With the unprecedented proliferation of machine learning software, there is an ever-increasing need to generate efficient code for such applications. State-of-the-art deep-learning compilers like TVM ...and Halide incorporate a learning-based performance model to search the space of valid implementations of a given deep learning algorithm. For a given application, the model generates a performance metric such as the run time without executing the application on hardware. Such models speed up the compilation process by obviating the need to benchmark an enormous number of candidate implementations, referred to as schedules, on hardware.
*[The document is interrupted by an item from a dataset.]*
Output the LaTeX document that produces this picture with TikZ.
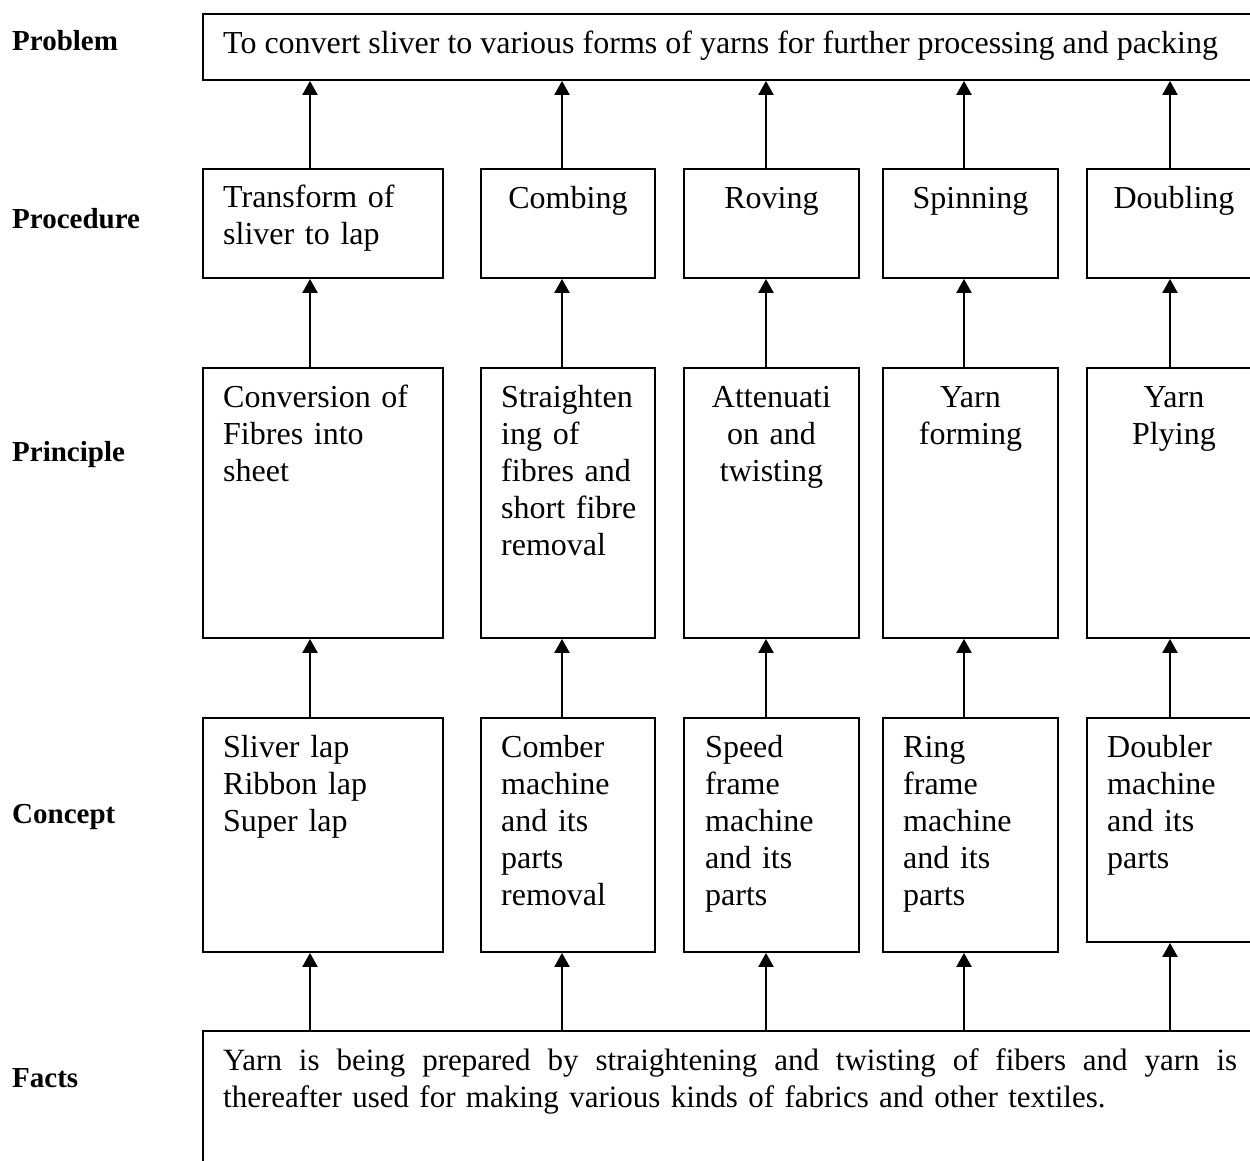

Existing performance models employ feed-forward networks, recurrent networks, or decision tree ensembles to estimate the performance of different implementations of a neural network. Graphs present a natural and intuitive way to model deep-learning networks where each node represents a computational stage or operation. Incorporating the inherent graph structure of these workloads in the performance model can enable a better representation and learning of inter-stage interactions. The accuracy of a performance model has direct implications on the efficiency of the search strategy, making it a crucial component of this class of deep-learning compilers. In this work, we develop a novel performance model that adopts a graph representation. In our model, each stage of computation represents a node characterized by features that capture the operations performed by the stage. The interaction between nodes is achieved using graph convolutions. Experimental evaluation shows a 7:75x and 12x reduction in prediction error compared to the Halide and TVM models, respectively.